● Exercise material
>>>>>
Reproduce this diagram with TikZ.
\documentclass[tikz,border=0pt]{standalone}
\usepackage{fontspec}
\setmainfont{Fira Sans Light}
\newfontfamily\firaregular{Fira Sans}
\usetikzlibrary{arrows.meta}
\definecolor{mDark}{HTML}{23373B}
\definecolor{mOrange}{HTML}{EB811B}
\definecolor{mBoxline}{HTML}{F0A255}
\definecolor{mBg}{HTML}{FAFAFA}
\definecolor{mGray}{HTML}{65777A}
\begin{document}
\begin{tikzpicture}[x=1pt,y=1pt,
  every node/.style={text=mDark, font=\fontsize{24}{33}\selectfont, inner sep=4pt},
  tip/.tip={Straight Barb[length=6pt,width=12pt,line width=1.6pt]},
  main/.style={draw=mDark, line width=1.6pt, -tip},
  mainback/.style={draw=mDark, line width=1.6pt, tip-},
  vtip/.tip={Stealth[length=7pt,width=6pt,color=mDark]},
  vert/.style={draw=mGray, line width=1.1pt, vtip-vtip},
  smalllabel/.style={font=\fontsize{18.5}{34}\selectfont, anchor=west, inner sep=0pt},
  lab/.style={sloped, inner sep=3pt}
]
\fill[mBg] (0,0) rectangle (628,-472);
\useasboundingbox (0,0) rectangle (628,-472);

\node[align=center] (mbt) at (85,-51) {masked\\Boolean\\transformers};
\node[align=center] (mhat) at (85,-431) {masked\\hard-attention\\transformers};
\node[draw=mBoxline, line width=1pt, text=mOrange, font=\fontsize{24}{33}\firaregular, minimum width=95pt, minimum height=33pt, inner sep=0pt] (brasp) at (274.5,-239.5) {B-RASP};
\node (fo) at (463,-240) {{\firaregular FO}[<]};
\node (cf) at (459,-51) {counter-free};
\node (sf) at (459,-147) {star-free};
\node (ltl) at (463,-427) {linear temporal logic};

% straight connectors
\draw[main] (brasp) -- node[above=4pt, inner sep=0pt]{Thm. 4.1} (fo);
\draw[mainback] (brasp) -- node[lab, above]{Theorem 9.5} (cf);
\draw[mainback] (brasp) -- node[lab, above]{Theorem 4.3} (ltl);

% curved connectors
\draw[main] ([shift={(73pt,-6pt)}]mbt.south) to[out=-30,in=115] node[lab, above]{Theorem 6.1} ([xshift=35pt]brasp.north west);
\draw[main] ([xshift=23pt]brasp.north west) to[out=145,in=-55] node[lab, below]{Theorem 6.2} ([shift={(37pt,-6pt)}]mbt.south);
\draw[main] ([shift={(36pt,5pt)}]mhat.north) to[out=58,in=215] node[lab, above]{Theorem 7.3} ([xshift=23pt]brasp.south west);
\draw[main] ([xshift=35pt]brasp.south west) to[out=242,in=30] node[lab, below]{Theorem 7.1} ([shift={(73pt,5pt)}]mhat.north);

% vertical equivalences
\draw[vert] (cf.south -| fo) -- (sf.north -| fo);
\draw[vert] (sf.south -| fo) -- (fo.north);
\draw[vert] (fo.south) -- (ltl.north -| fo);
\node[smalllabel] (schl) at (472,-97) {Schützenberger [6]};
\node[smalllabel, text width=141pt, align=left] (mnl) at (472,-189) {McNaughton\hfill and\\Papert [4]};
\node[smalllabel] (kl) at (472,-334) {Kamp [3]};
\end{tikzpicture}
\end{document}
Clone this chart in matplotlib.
<<<<<
● Work to complete
Restate each record word for word.

● Answer below
Reproduce this diagram with TikZ.
\documentclass[tikz,border=0pt]{standalone}
\usepackage{fontspec}
\setmainfont{Fira Sans Light}
\newfontfamily\firaregular{Fira Sans}
\usetikzlibrary{arrows.meta}
\definecolor{mDark}{HTML}{23373B}
\definecolor{mOrange}{HTML}{EB811B}
\definecolor{mBoxline}{HTML}{F0A255}
\definecolor{mBg}{HTML}{FAFAFA}
\definecolor{mGray}{HTML}{65777A}
\begin{document}
\begin{tikzpicture}[x=1pt,y=1pt,
  every node/.style={text=mDark, font=\fontsize{24}{33}\selectfont, inner sep=4pt},
  tip/.tip={Straight Barb[length=6pt,width=12pt,line width=1.6pt]},
  main/.style={draw=mDark, line width=1.6pt, -tip},
  mainback/.style={draw=mDark, line width=1.6pt, tip-},
  vtip/.tip={Stealth[length=7pt,width=6pt,color=mDark]},
  vert/.style={draw=mGray, line width=1.1pt, vtip-vtip},
  smalllabel/.style={font=\fontsize{18.5}{34}\selectfont, anchor=west, inner sep=0pt},
  lab/.style={sloped, inner sep=3pt}
]
\fill[mBg] (0,0) rectangle (628,-472);
\useasboundingbox (0,0) rectangle (628,-472);

\node[align=center] (mbt) at (85,-51) {masked\\Boolean\\transformers};
\node[align=center] (mhat) at (85,-431) {masked\\hard-attention\\transformers};
\node[draw=mBoxline, line width=1pt, text=mOrange, font=\fontsize{24}{33}\firaregular, minimum width=95pt, minimum height=33pt, inner sep=0pt] (brasp) at (274.5,-239.5) {B-RASP};
\node (fo) at (463,-240) {{\firaregular FO}[<]};
\node (cf) at (459,-51) {counter-free};
\node (sf) at (459,-147) {star-free};
\node (ltl) at (463,-427) {linear temporal logic};

% straight connectors
\draw[main] (brasp) -- node[above=4pt, inner sep=0pt]{Thm. 4.1} (fo);
\draw[mainback] (brasp) -- node[lab, above]{Theorem 9.5} (cf);
\draw[mainback] (brasp) -- node[lab, above]{Theorem 4.3} (ltl);

% curved connectors
\draw[main] ([shift={(73pt,-6pt)}]mbt.south) to[out=-30,in=115] node[lab, above]{Theorem 6.1} ([xshift=35pt]brasp.north west);
\draw[main] ([xshift=23pt]brasp.north west) to[out=145,in=-55] node[lab, below]{Theorem 6.2} ([shift={(37pt,-6pt)}]mbt.south);
\draw[main] ([shift={(36pt,5pt)}]mhat.north) to[out=58,in=215] node[lab, above]{Theorem 7.3} ([xshift=23pt]brasp.south west);
\draw[main] ([xshift=35pt]brasp.south west) to[out=242,in=30] node[lab, below]{Theorem 7.1} ([shift={(73pt,5pt)}]mhat.north);

% vertical equivalences
\draw[vert] (cf.south -| fo) -- (sf.north -| fo);
\draw[vert] (sf.south -| fo) -- (fo.north);
\draw[vert] (fo.south) -- (ltl.north -| fo);
\node[smalllabel] (schl) at (472,-97) {Schützenberger [6]};
\node[smalllabel, text width=141pt, align=left] (mnl) at (472,-189) {McNaughton\hfill and\\Papert [4]};
\node[smalllabel] (kl) at (472,-334) {Kamp [3]};
\end{tikzpicture}
\end{document}
Clone this chart in matplotlib.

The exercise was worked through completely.